Multiple Earthquakes Are Rattling Nevada Region

Nevada is shaking again — this time with a burst of seismic activity clustered around the small town of Valmy. Over the span of just five hours, the U.S. Geological Survey (USGS) recorded seven earthquakes, the largest a 3.6-magnitude tremor striking just before sunrise at 5:44 a.m. ET.

Though modest in strength, the swarm is a reminder that the Silver State sits atop some of the most restless ground in America. Valmy lies along a stretch of fault systems tied to the sprawling Basin and Range Province — a geologic giant stretching from southern Oregon and Idaho through Nevada and into Arizona and New Mexico. Here, the Earth’s crust is literally being pulled apart.

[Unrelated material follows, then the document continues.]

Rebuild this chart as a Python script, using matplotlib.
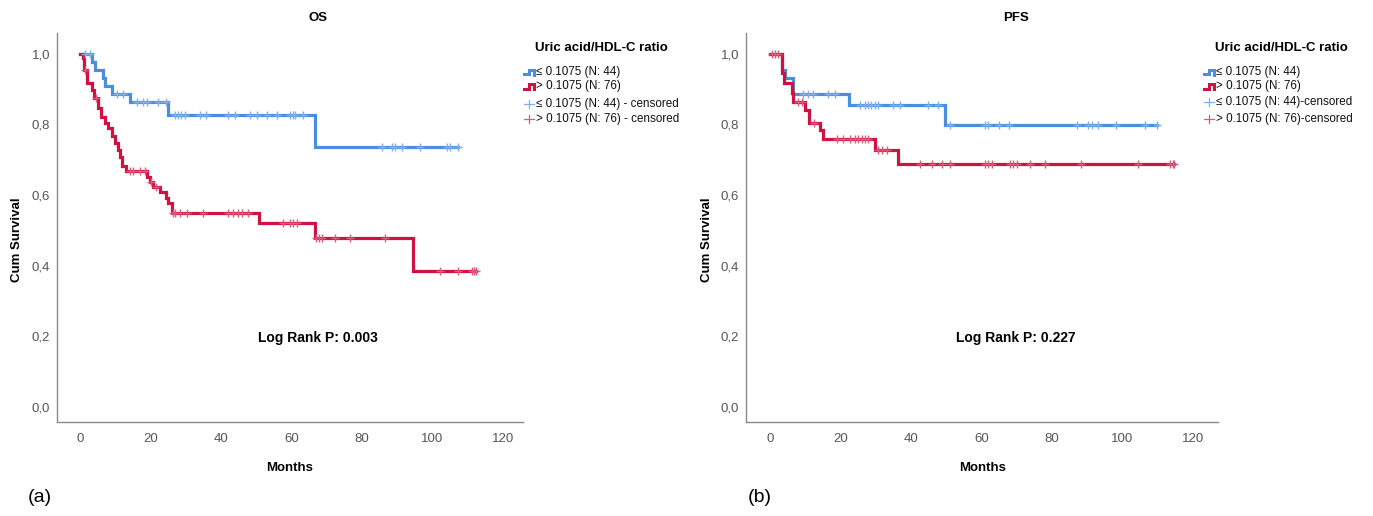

NASA describes the process bluntly: the crust is thinning, cracking, and breaking into hundreds of faults. Over millions of years, mountains have risen where land was lifted upward, while valleys — or basins — formed where the crust dropped. That tug-of-war has made the Basin and Range one of the nation’s most seismically active regions, capable of producing powerful quakes like the 7.7-magnitude Pleasant Valley event more than a century ago.

The latest tremors were shallow, striking at depths of about five miles. That shallowness means the seismic energy has less distance to travel before reaching the surface, making such quakes more noticeable even at lower magnitudes. For context, quakes under 2.5 are rarely felt.

Those between 2.5 and 5.4 can rattle nerves and shake dishes but typically cause only minor damage. So far, no reports of shaking have been submitted to USGS, underscoring the remote nature of this part of Nevada.

Valmy is better known for its mining than for earthquakes. The nearby Twin Creeks and Turquoise Ridge mines produce significant amounts of gold, and the massive excavation, blasting, and underground water management involved in mining can sometimes contribute to localized seismic jolts.

By changing stress patterns or lubricating faults with injected fluids, mining operations may nudge faults closer to slipping. But experts caution that such human activity is not the root cause of larger quakes — the deeper tectonic forces of the Basin and Range dominate.

And those forces are vast. The crust here is only about 19 to 22 miles thick, stretched laterally by as much as 186 miles since the Early Miocene epoch. It’s that stretching that continues to fracture the region into its iconic pattern of long mountain ranges and parallel valleys — and continues to generate swarms like the one seen this week.

It’s worth remembering that the Basin and Range has a recent history of flexing with far greater force. In March 2020, Utah saw a 5.7-magnitude quake near Salt Lake City, while Idaho endured a 6.5-magnitude shock just weeks later — both tied to the same geologic system.